As it turned out, Joe didn’t have it. He had considerable talents, brains, a measure of drive. But as for it—he didn’t. And neither did any of the others. Michael Kennedy, Bobby Kennedy Jr., JFK Jr., Teddy Jr., everyone in the family who has shown so much as a knack for public speaking has been scrutinized for signs of it, but it has never returned.

It’s either a sign of blind hopefulness or evidence of a hopeless lack of imagination that we compulsively continue searching as well. But we do, and the more we clamor for a restoration of the dynasty, the more susceptible we will be to the Kennedy brand. Maybe the family feels the same way. In any event, we’re so far into the era of diminished returns that both parties should know better. But they don’t. The people raise a great cry; the Kennedys issue a new candidate. When that Kennedy loses or steps down, a new cry is raised. No one learns anything.

A few things could break the cycle. Young people who are terminally sick of hearing the previous generation talk about the ’60s, argue about the ’60s, condemn and apotheosize the ’60s, are likely to be immune to the Kennedy mystique, the promise of the it. Second, Barack Obama has usurped JFK as the epitome of the cool, collected, reasonably glamorous commander in chief. Finally, there’s the matter of real political power.
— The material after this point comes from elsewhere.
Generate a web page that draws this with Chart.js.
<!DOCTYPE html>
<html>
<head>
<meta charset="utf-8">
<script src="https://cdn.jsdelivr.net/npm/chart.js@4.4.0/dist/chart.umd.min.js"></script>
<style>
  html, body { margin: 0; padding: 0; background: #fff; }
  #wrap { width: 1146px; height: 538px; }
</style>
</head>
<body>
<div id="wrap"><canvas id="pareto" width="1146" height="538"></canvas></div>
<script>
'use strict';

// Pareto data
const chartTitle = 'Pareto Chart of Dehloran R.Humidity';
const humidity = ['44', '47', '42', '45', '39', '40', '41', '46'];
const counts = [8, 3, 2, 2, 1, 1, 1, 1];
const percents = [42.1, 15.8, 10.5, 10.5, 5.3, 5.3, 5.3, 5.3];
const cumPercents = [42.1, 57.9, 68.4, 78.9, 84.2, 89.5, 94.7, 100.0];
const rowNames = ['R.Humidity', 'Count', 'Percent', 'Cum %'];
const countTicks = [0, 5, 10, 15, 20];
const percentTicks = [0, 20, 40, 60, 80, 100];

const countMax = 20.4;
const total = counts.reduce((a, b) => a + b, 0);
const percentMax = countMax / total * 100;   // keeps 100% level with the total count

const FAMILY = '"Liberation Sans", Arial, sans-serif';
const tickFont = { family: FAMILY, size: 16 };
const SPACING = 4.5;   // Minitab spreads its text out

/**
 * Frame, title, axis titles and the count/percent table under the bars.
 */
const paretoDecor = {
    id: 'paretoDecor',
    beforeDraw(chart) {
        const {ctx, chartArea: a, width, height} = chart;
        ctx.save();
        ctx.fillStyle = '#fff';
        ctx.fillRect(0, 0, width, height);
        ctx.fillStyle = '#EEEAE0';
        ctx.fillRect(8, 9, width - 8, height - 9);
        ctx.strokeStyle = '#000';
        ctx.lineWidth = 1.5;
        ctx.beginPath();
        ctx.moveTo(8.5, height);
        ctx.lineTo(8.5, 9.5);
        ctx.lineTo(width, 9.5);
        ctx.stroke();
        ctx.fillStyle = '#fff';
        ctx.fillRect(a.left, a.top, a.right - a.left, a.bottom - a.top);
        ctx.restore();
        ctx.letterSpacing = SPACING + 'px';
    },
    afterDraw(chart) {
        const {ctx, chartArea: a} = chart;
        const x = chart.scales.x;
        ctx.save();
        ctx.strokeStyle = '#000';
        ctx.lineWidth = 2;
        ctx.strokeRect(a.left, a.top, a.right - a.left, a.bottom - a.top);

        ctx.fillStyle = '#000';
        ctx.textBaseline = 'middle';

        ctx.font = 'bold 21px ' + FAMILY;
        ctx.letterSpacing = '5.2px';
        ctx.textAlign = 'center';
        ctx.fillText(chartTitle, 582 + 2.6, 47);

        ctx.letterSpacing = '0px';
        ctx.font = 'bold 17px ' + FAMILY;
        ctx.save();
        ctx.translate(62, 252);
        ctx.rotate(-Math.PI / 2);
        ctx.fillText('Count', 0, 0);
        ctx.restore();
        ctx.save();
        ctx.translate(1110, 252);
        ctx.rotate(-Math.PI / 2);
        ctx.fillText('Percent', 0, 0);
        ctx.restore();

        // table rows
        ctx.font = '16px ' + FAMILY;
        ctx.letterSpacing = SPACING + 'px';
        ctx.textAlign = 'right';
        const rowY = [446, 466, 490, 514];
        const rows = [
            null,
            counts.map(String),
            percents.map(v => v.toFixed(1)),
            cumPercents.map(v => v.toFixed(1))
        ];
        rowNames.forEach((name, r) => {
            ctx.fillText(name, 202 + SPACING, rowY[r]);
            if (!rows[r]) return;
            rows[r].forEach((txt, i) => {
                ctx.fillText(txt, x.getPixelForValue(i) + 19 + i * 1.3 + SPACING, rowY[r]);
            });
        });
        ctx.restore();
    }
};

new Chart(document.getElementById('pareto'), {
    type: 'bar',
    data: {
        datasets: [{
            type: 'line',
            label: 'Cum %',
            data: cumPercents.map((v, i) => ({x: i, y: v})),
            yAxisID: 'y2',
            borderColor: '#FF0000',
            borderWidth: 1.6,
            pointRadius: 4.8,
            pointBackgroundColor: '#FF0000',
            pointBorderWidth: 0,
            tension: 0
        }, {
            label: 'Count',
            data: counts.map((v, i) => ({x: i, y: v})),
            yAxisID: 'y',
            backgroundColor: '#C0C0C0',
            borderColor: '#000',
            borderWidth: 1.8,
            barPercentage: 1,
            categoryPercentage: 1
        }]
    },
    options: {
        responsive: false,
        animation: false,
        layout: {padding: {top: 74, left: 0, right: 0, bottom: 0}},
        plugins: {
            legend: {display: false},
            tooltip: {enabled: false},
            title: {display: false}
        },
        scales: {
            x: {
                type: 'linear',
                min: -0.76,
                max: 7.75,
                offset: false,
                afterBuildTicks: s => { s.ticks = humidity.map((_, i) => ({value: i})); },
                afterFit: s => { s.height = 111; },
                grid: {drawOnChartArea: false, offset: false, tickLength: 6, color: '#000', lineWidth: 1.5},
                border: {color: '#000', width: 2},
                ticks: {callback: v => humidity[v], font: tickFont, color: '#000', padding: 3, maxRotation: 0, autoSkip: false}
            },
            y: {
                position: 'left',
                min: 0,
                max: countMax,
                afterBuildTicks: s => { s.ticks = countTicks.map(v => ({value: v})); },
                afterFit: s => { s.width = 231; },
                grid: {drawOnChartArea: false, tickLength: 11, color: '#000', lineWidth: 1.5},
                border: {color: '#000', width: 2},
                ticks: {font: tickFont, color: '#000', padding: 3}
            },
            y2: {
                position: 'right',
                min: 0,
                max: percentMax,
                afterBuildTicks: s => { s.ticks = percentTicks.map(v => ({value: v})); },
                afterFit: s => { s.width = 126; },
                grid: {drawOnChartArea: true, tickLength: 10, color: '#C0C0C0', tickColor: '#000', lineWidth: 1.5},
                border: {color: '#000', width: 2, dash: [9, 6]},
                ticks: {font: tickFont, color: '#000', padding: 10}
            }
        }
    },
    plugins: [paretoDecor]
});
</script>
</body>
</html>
The Kennedys have been prodigious fundraisers, but a good deal of that was a result of Ted’s omnipotence. One family friend told me that giving money to a Kennedy or a Kennedy cause was always attractive because “if you needed something later, you had a chit to get through to Ted Kennedy.”

The Kennedys are well aware of the threat of their political currency deflating with Ted gone, and they will no doubt launch a renewed bid to reestablish their dominance in American government. This will involve selling that old tonic, pushing new candidates out onto that stage, assuming they can rely upon that Pavlovian response by the voters. This is as much of an indictment of us as them. Enough is enough. All political dynasties rely on a certain thoughtless devotion to one surname or another, but that devotion can be undone simply by asking ourselves why we keep voting for these people. If we do that, it’s hard to avoid the conclusion that there’s only one way to really honor that old mystique: Allow it to end.